IOWA CITY — University of Iowa Hospitals and Clinics’ operating income for the 2017 budget year that ended June 30 was down nearly 50 percent from its budget and more than 72 percent from the previous year.
The hospital’s budget in July — the first month of the new fiscal year — follows a similar pattern, with its operating income showing a deficit of nearly $7.2 million, compared to a budget of $1 million in the positive and more than $3.8 million at the same point last year.
The university health care enterprise is not alone in its struggles — with a surge in academic medical centers like Iowa looking toward partnerships to address fiscal and environmental challenges across the health care landscape.
University of Iowa Hospitals and Clinics, likewise, has hired a consultant to evaluate a potential partnership with a larger regional system, which analysts say could help the university in its clinical, research and teaching endeavors. Cedar Rapids-based UnityPoint Health, in 2014, announced a partnership with the Mayo Clinic of Rochester, Minn., making it part of Mayo’s care network — which includes 27 other organizations.
University of Iowa Hospitals and Clinics has not identified potential partners, and administrators did not mention the prospect during their presentation to the Board of Regents on Wednesday.
They did, however, address the budget by identifying several challenges in the market, including more Medicaid Managed Care denials, state budget cuts and commercial payers exiting the insurance market.
Medicare reimbursement policies also are tightening, and new provider-owned health plans are offering narrower networks, affecting options available to prospective patients.
Jean Robillard, outgoing vice president for medical affairs of UI Health Care and dean of the Carver College of Medicine, urged the hospital must respond by lowering its cost structure “due to the declining payer reimbursements, the need for transparency and increased consumerism.”
The enterprise additionally must become more nimble and pursue a service experience that meets patients’ shifting expectations.
Several processes are underway to restore the UIHC operating margin, according to CEO Ken Kates.
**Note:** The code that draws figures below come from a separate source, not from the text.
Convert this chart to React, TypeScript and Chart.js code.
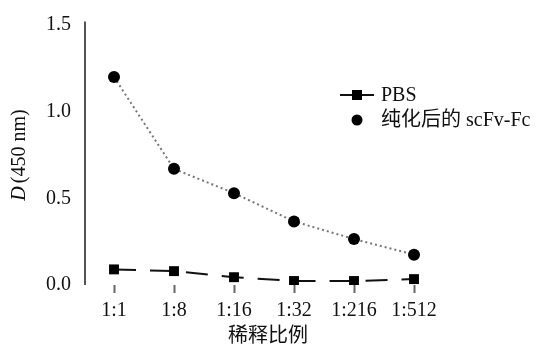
import React, { useEffect, useRef } from "react";
import { Chart, registerables } from "chart.js";

Chart.register(...registerables);

const categories = ["1:1", "1:8", "1:16", "1:32", "1:216", "1:512"];
const pbsValues = [0.09, 0.08, 0.045, 0.023, 0.023, 0.034];
const scfvValues = [1.2, 0.67, 0.53, 0.367, 0.265, 0.175];
const seriesNames = ["PBS", "纯化后的 scFv-Fc"];
const yTicks = [0, 0.5, 1.0, 1.5];
const xTitle = "稀释比例";

const SERIF = "'Liberation Serif', 'Times New Roman', serif";
const CJK = "'Liberation Serif', 'Noto Sans CJK SC', serif";

const overlay = {
  id: "overlay",
  afterDraw(chart: any) {
    const { ctx, chartArea } = chart;
    const ys = chart.scales.y;
    ctx.save();
    // y axis line
    ctx.strokeStyle = "#555";
    ctx.lineWidth = 2;
    ctx.beginPath();
    ctx.moveTo(chartArea.left + 1, ys.getPixelForValue(1.52));
    ctx.lineTo(chartArea.left + 1, ys.getPixelForValue(0));
    ctx.stroke();

    // y title
    ctx.save();
    ctx.translate(20, (chartArea.top + chartArea.bottom) / 2);
    ctx.rotate(-Math.PI / 2);
    ctx.fillStyle = "#111";
    ctx.textBaseline = "middle";
    const d = "D";
    ctx.font = `italic 20px ${SERIF}`;
    const wD = ctx.measureText(d).width;
    ctx.font = `20px ${SERIF}`;
    const rest = "(450 nm)";
    const wR = ctx.measureText(rest).width;
    const total = wD + wR + 3;
    ctx.font = `italic 20px ${SERIF}`;
    ctx.textAlign = "left";
    ctx.fillText(d, -total / 2, 0);
    ctx.font = `20px ${SERIF}`;
    ctx.fillText(rest, -total / 2 + wD + 3, 0);
    ctx.restore();

    // x title
    ctx.fillStyle = "#111";
    ctx.font = `20px ${CJK}`;
    ctx.textAlign = "center";
    ctx.textBaseline = "middle";
    ctx.fillText(xTitle, 268, 337);

    // legend
    const lx = 357;
    const ly1 = 95;
    const ly2 = 120;
    ctx.strokeStyle = "#111";
    ctx.lineWidth = 2;
    ctx.beginPath();
    ctx.moveTo(lx - 17, ly1);
    ctx.lineTo(lx + 17, ly1);
    ctx.stroke();
    ctx.fillStyle = "#000";
    ctx.fillRect(lx - 5, ly1 - 5, 10, 10);
    ctx.beginPath();
    ctx.arc(lx, ly2, 5.5, 0, Math.PI * 2);
    ctx.fill();
    ctx.fillStyle = "#111";
    ctx.textAlign = "left";
    ctx.font = `20px ${CJK}`;
    ctx.fillText(seriesNames[0], 381, ly1 + 1);
    ctx.fillText(seriesNames[1], 381, ly2 + 1);
    ctx.restore();
  },
};

export default function App() {
  const ref = useRef<HTMLCanvasElement | null>(null);
  useEffect(() => {
    if (!ref.current) return;
    const chart = new Chart(ref.current, {
      type: "line",
      data: {
        labels: categories,
        datasets: [
          {
            label: seriesNames[0],
            data: pbsValues,
            borderColor: "#111",
            borderWidth: 2,
            borderDash: [22, 14],
            pointStyle: "rect",
            pointRadius: 7,
            pointBackgroundColor: "#000",
            pointBorderColor: "#000",
            pointBorderWidth: 0,
            tension: 0,
          },
          {
            label: seriesNames[1],
            data: scfvValues,
            borderColor: "#777",
            borderWidth: 2,
            borderDash: [2, 3],
            pointStyle: "circle",
            pointRadius: 6,
            pointBackgroundColor: "#000",
            pointBorderColor: "#000",
            pointBorderWidth: 0,
            tension: 0,
          },
        ],
      },
      options: {
        animation: false,
        responsive: true,
        maintainAspectRatio: false,
        layout: { padding: { top: 19, right: 94, left: 0, bottom: 0 } },
        plugins: { legend: { display: false }, tooltip: { enabled: false } },
        scales: {
          x: {
            type: "category",
            offset: true,
            afterFit: (s: any) => {
              s.height = 64;
            },
            border: { display: false },
            grid: {
              display: true,
              offset: false,
              drawOnChartArea: false,
              drawTicks: true,
              tickLength: 8,
              tickWidth: 2,
              tickColor: "#666",
              color: "#666",
            },
            ticks: {
              color: "#111",
              padding: 6,
              font: { family: SERIF, size: 20 },
            },
          },
          y: {
            min: 0,
            max: 1.5,
            afterFit: (s: any) => {
              s.width = 84;
            },
            afterBuildTicks: (s: any) => {
              s.ticks = yTicks.map((v) => ({ value: v }));
            },
            border: { display: false },
            grid: { display: false, drawTicks: false },
            ticks: {
              color: "#111",
              padding: 13,
              font: { family: SERIF, size: 20 },
              callback: (v: any) => Number(v).toFixed(1),
            },
          },
        },
      },
      plugins: [overlay],
    });
    return () => chart.destroy();
  }, []);
  return (
    <div style={{ position: "absolute", left: 0, top: 0, width: 538, height: 349, background: "#fff" }}>
      <canvas ref={ref} />
    </div>
  );
}
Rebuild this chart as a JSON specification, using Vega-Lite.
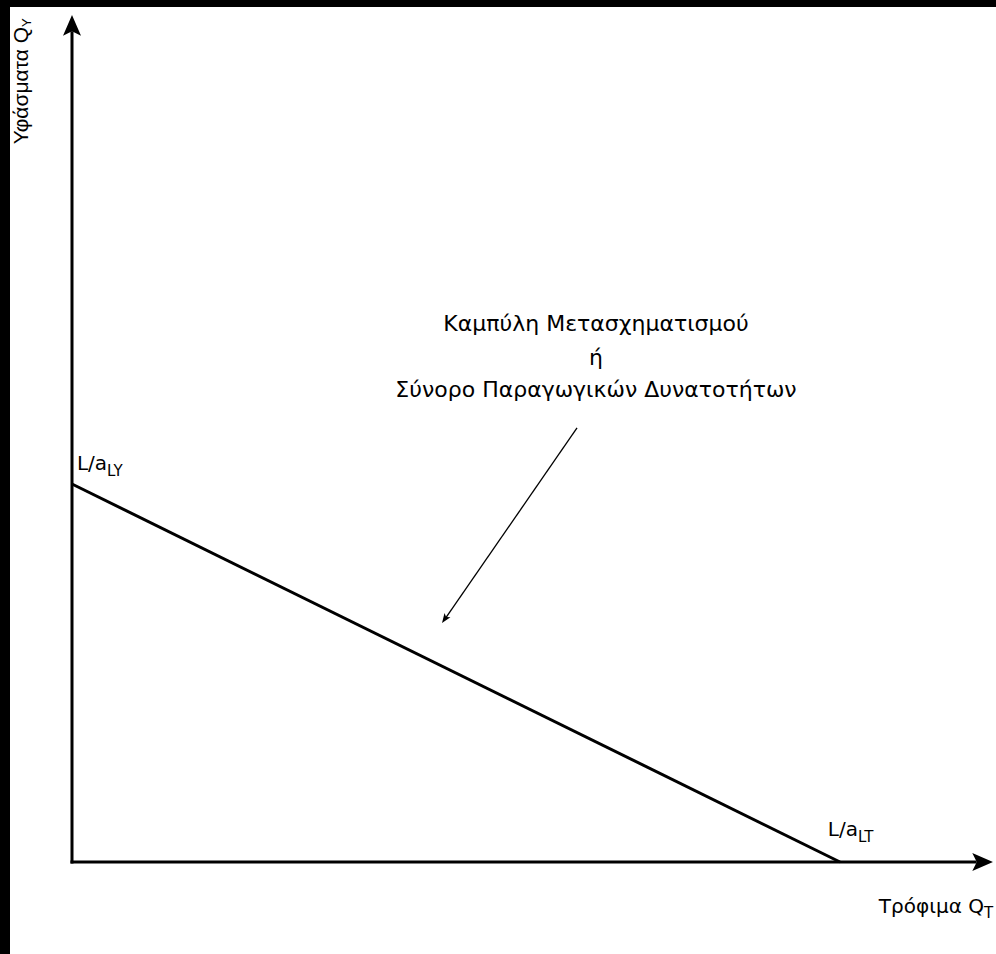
{
  "$schema": "https://vega.github.io/schema/vega-lite/v6.json",
  "width": 986,
  "height": 947,
  "autosize": "none",
  "padding": {"left": 10, "top": 7, "right": 0, "bottom": 0},
  "background": "black",
  "config": {"view": {"fill": "white", "stroke": null}},
  "datasets": {
    "axes": [
      {"x": 0, "y": -0.02, "x2": 0, "y2": 10.99},
      {"x": -0.02, "y": 0, "x2": 11.78, "y2": 0}
    ],
    "ppf": [{"x": 0, "y": 5, "x2": 10, "y2": 0}],
    "pointer": [{"x": 6.576, "y": 5.741, "x2": 4.86, "y2": 3.22}],
    "tipY": [{"x": 0, "y": 11.204}],
    "tipX": [{"x": 11.992, "y": 0}],
    "tipP": [{"x": 4.818, "y": 3.161}],
    "labels": [
      {"x": 0.456, "y": 5.185, "text": "L/a"},
      {"x": 10.234, "y": 0.344, "text": "L/a"},
      {"x": 11.875, "y": -0.675, "text": "Τρόφιμα Q"}
    ],
    "subs": [
      {"x": 0.456, "y": 5.106, "text": "LY"},
      {"x": 10.234, "y": 0.265, "text": "LT"},
      {"x": 11.875, "y": -0.741, "text": "T"}
    ],
    "ytitle": [{"x": -0.651, "y": 11.045, "text": "Υφάσματα Q"}],
    "ytitleSub": [{"x": -0.586, "y": 11.045, "text": "Y"}],
    "note": [
      {"x": 6.823, "y": 7.024, "text": "Καμπύλη Μετασχηματισμού"},
      {"x": 6.823, "y": 6.574, "text": "ή"},
      {"x": 6.823, "y": 6.151, "text": "Σύνορο Παραγωγικών Δυνατοτήτων"}
    ]
  },
  "layer": [
    {
      "data": {"name": "axes"},
      "mark": {"type": "rule", "color": "black", "strokeWidth": 3},
      "encoding": {
        "x": {"field": "x", "type": "quantitative", "scale": {"domain": [-0.8073, 12.0313], "nice": false, "zero": false}, "axis": null},
        "y": {"field": "y", "type": "quantitative", "scale": {"domain": [-1.2169, 11.3095], "nice": false, "zero": false}, "axis": null},
        "x2": {"field": "x2"},
        "y2": {"field": "y2"}
      }
    },
    {
      "data": {"name": "ppf"},
      "mark": {"type": "rule", "color": "black", "strokeWidth": 3},
      "encoding": {
        "x": {"field": "x", "type": "quantitative", "scale": {"domain": [-0.8073, 12.0313], "nice": false, "zero": false}, "axis": null},
        "y": {"field": "y", "type": "quantitative", "scale": {"domain": [-1.2169, 11.3095], "nice": false, "zero": false}, "axis": null},
        "x2": {"field": "x2"},
        "y2": {"field": "y2"}
      }
    },
    {
      "data": {"name": "pointer"},
      "mark": {"type": "rule", "color": "black", "strokeWidth": 1.3},
      "encoding": {
        "x": {"field": "x", "type": "quantitative", "scale": {"domain": [-0.8073, 12.0313], "nice": false, "zero": false}, "axis": null},
        "y": {"field": "y", "type": "quantitative", "scale": {"domain": [-1.2169, 11.3095], "nice": false, "zero": false}, "axis": null},
        "x2": {"field": "x2"},
        "y2": {"field": "y2"}
      }
    },
    {
      "data": {"name": "tipY"},
      "mark": {"type": "point", "shape": "M0,0 L1,2.3 L0,1.8 L-1,2.3 Z", "filled": true, "size": 324, "angle": 0, "color": "black", "opacity": 1, "strokeWidth": 0},
      "encoding": {
        "x": {"field": "x", "type": "quantitative", "scale": {"domain": [-0.8073, 12.0313], "nice": false, "zero": false}, "axis": null},
        "y": {"field": "y", "type": "quantitative", "scale": {"domain": [-1.2169, 11.3095], "nice": false, "zero": false}, "axis": null}
      }
    },
    {
      "data": {"name": "tipX"},
      "mark": {"type": "point", "shape": "M0,0 L1,2.3 L0,1.8 L-1,2.3 Z", "filled": true, "size": 324, "angle": 90, "color": "black", "opacity": 1, "strokeWidth": 0},
      "encoding": {
        "x": {"field": "x", "type": "quantitative", "scale": {"domain": [-0.8073, 12.0313], "nice": false, "zero": false}, "axis": null},
        "y": {"field": "y", "type": "quantitative", "scale": {"domain": [-1.2169, 11.3095], "nice": false, "zero": false}, "axis": null}
      }
    },
    {
      "data": {"name": "tipP"},
      "mark": {"type": "point", "shape": "M0,0 L0.6,1.6 L0,1.2 L-0.6,1.6 Z", "filled": true, "size": 144, "angle": 214.7, "color": "black", "opacity": 1, "strokeWidth": 0},
      "encoding": {
        "x": {"field": "x", "type": "quantitative", "scale": {"domain": [-0.8073, 12.0313], "nice": false, "zero": false}, "axis": null},
        "y": {"field": "y", "type": "quantitative", "scale": {"domain": [-1.2169, 11.3095], "nice": false, "zero": false}, "axis": null}
      }
    },
    {
      "data": {"name": "labels"},
      "mark": {"type": "text", "font": "DejaVu Sans", "fontSize": 20, "align": "right", "baseline": "alphabetic", "color": "black"},
      "encoding": {
        "x": {"field": "x", "type": "quantitative", "scale": {"domain": [-0.8073, 12.0313], "nice": false, "zero": false}, "axis": null},
        "y": {"field": "y", "type": "quantitative", "scale": {"domain": [-1.2169, 11.3095], "nice": false, "zero": false}, "axis": null},
        "text": {"field": "text"}
      }
    },
    {
      "data": {"name": "subs"},
      "mark": {"type": "text", "font": "DejaVu Sans", "fontSize": 15, "align": "left", "baseline": "alphabetic", "color": "black"},
      "encoding": {
        "x": {"field": "x", "type": "quantitative", "scale": {"domain": [-0.8073, 12.0313], "nice": false, "zero": false}, "axis": null},
        "y": {"field": "y", "type": "quantitative", "scale": {"domain": [-1.2169, 11.3095], "nice": false, "zero": false}, "axis": null},
        "text": {"field": "text"}
      }
    },
    {
      "data": {"name": "ytitle"},
      "mark": {"type": "text", "font": "Liberation Sans", "fontSize": 21, "align": "right", "baseline": "middle", "angle": 270, "color": "black"},
      "encoding": {
        "x": {"field": "x", "type": "quantitative", "scale": {"domain": [-0.8073, 12.0313], "nice": false, "zero": false}, "axis": null},
        "y": {"field": "y", "type": "quantitative", "scale": {"domain": [-1.2169, 11.3095], "nice": false, "zero": false}, "axis": null},
        "text": {"field": "text"}
      }
    },
    {
      "data": {"name": "ytitleSub"},
      "mark": {"type": "text", "font": "Liberation Sans", "fontSize": 13, "align": "left", "baseline": "middle", "angle": 270, "color": "black"},
      "encoding": {
        "x": {"field": "x", "type": "quantitative", "scale": {"domain": [-0.8073, 12.0313], "nice": false, "zero": false}, "axis": null},
        "y": {"field": "y", "type": "quantitative", "scale": {"domain": [-1.2169, 11.3095], "nice": false, "zero": false}, "axis": null},
        "text": {"field": "text"}
      }
    },
    {
      "data": {"name": "note"},
      "mark": {"type": "text", "font": "DejaVu Sans", "fontSize": 22, "align": "center", "baseline": "alphabetic", "color": "black"},
      "encoding": {
        "x": {"field": "x", "type": "quantitative", "scale": {"domain": [-0.8073, 12.0313], "nice": false, "zero": false}, "axis": null},
        "y": {"field": "y", "type": "quantitative", "scale": {"domain": [-1.2169, 11.3095], "nice": false, "zero": false}, "axis": null},
        "text": {"field": "text"}
      }
    }
  ]
}
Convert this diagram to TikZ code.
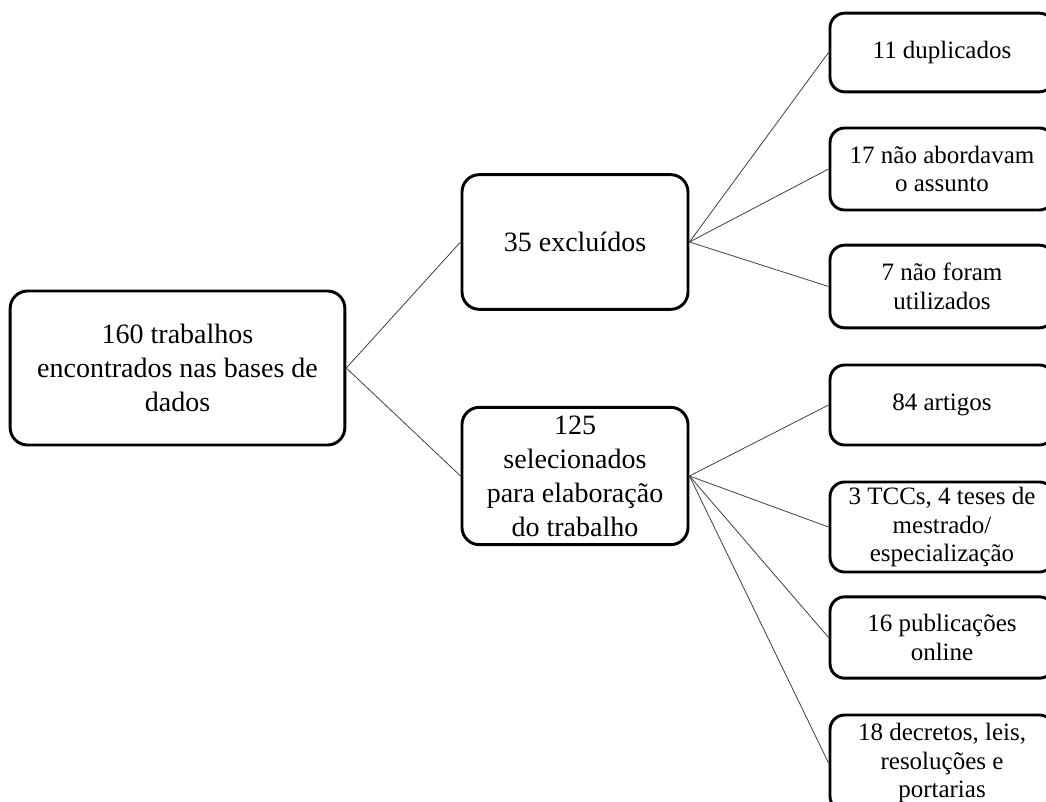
\documentclass[tikz,border=0pt]{standalone}
\usepackage{fontspec}
\setmainfont{Liberation Serif}
\usepackage{tikz}

\begin{document}
\begin{tikzpicture}[x=0.75pt,y=-0.75pt,
    bigbox/.style={draw,line width=2.2pt,rounded corners=13pt,fill=white,
        align=center,inner sep=0pt,font=\fontsize{21}{25.5}\selectfont},
    leafbox/.style={draw,line width=2.2pt,rounded corners=11pt,fill=white,
        align=center,inner sep=0pt,minimum width=168pt,
        font=\fontsize{18.75}{21.6}\selectfont},
    link/.style={draw=black!75,line width=0.6pt}]
                \useasboundingbox (0,0) rectangle (1046,802);
                \clip (0,0) rectangle (1046,802);

                % root and the two branches
                \node[bigbox,minimum width=251pt,minimum height=115.5pt] (root) at (177.5,368)
                    {160 trabalhos\\encontrados nas bases de\\dados};
                \node[bigbox,minimum width=169.5pt,minimum height=101pt] (excl) at (575,242)
                    {35 excluídos};
                \node[bigbox,minimum width=169.5pt,minimum height=103pt] (sel) at (575,476)
                    {125\\selecionados\\para elaboração\\do trabalho};

                % leaves
                \node[leafbox,minimum height=59pt] (dup) at (942,52.5) {11 duplicados};
                \node[leafbox,minimum height=61.5pt] (abord) at (942,169) {17 não abordavam\\o assunto};
                \node[leafbox,minimum height=62pt] (util) at (942,286.5) {7 não foram\\utilizados};
                \node[leafbox,minimum height=60pt] (art) at (942,405) {84 artigos};
                \node[leafbox,minimum height=67.5pt] (tcc) at (942,527) {3 TCCs, 4 teses de\\mestrado/\\especialização};
                \node[leafbox,minimum height=61pt] (pub) at (942,637.5) {16 publicações\\online};
                \node[leafbox,minimum height=72pt] (dec) at (942,763) {18 decretos, leis,\\resoluções e\\portarias};

                \draw[link] (root.east) -- (excl.west);
                \draw[link] (root.east) -- (sel.west);
                \foreach \leaf in {dup,abord,util}
                    \draw[link] (excl.east) -- (\leaf.west);
                \foreach \leaf in {art,tcc,pub,dec}
                    \draw[link] (sel.east) -- (\leaf.west);
            \end{tikzpicture}
\end{document}
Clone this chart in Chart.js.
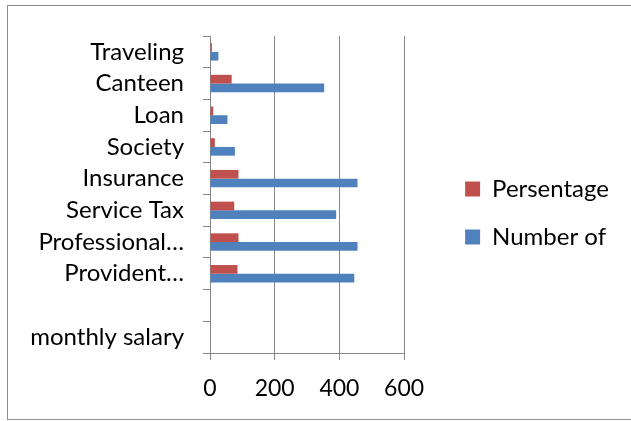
<!DOCTYPE html>
<html>
<head>
<meta charset="utf-8">
<script src="https://cdn.jsdelivr.net/npm/chart.js@4.4.1/dist/chart.umd.min.js"></script>
<style>
  html, body { margin:0; padding:0; background:#fff; overflow:hidden; }
  #wrap { position:relative; width:631px; height:421px; }
  #frame { position:absolute; left:7px; top:5px; width:640px; height:413px; border:1px solid #8c8c8c; pointer-events:none; }
</style>
</head>
<body>
<div id="wrap">
  <canvas id="chart" width="631" height="421"></canvas>
  <div id="frame"></div>
</div>
<script>
// deductions chart, categories listed top to bottom
const categories = ["Traveling", "Canteen", "Loan", "Society", "Insurance", "Service Tax", "Professional…", "Provident…", "", "monthly salary"];
const persentage = [6, 67, 10, 15, 88, 75, 88, 85, 0, 0];
const numberOf = [26, 353, 54, 77, 456, 390, 456, 446, 0, 0];
const xTicks = [0, 200, 400, 600];

const RED = "#C0504D";
const BLUE = "#4F81BD";
const GRID = "#868686";
const FONT = { family: "Lato", size: 24 };
const TICK_FONT = { family: "Lato", size: 23 };

Chart.defaults.responsive = false;
Chart.defaults.animation = false;
Chart.defaults.color = "#000";

new Chart(document.getElementById("chart"), {
  type: "bar",
  data: {
    labels: categories,
    datasets: [
      { label: "Persentage", data: persentage, backgroundColor: RED },
      { label: "Number of", data: numberOf, backgroundColor: BLUE }
    ]
  },
  options: {
    indexAxis: "y",
    responsive: false,
    animation: false,
    categoryPercentage: 0.55,
    barPercentage: 1,
    layout: { padding: { top: 5, bottom: 0, left: 0, right: 12 } },
    plugins: {
      tooltip: { enabled: false },
      legend: {
        position: "right",
        maxWidth: 200,
        labels: { font: FONT, boxWidth: 15, boxHeight: 15, padding: 24, color: "#000" }
      }
    },
    scales: {
      x: {
        min: 0, max: 600,
        afterBuildTicks: (s) => { s.ticks = xTicks.map(v => ({ value: v })); },
        afterFit: (s) => { s.height = 68; },
        grid: { color: GRID, lineWidth: 1, tickLength: 7 },
        border: { color: GRID, width: 1 },
        ticks: { font: TICK_FONT, padding: 15, color: "#000" }
      },
      // empty strip above the plot
      xTop: {
        type: "linear",
        position: "top",
        display: true,
        grid: { display: false },
        border: { display: false },
        ticks: { display: false },
        afterFit: (s) => { s.height = 31; }
      },
      y: {
        afterFit: (s) => { s.width = 210; },
        grid: { drawOnChartArea: false, color: GRID, tickLength: 7, offset: true },
        border: { color: GRID, width: 1 },
        ticks: { font: FONT, padding: 19, color: "#000", autoSkip: false }
      },
      // spacer between plot and legend
      ySpace: {
        type: "category",
        position: "right",
        display: true,
        grid: { display: false },
        border: { display: false },
        ticks: { display: false },
        afterFit: (s) => { s.width = 37; }
      }
    }
  }
});
</script>
</body>
</html>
They include expense reduction initiatives, lowering full-time equivalent staffing, deferring capital projects where possible, investigating revenue enhancement initiatives and improving the hospital’s collection percentage.
Robillard said staff reductions will not affect patient care.
“We are reducing the number of people by attrition mainly, and mainly in non-patient care areas like administration,” he said. “We are trying to flatten the organization and make sure we can deliver the same service, but without all the people.”
Deferred capital projects also will not affect patient care, and Robillard stressed the build-out at its popular Iowa River Landing clinic in Coralville will continue as planned.
Financial numbers for August show marked improvement over July, according to Robillard, who expressed confidence the enterprise will bounce back after slow start to the new year.
“I believe we will recoup probably all that in August and be back in the black completely, if not in August, in September,” he said.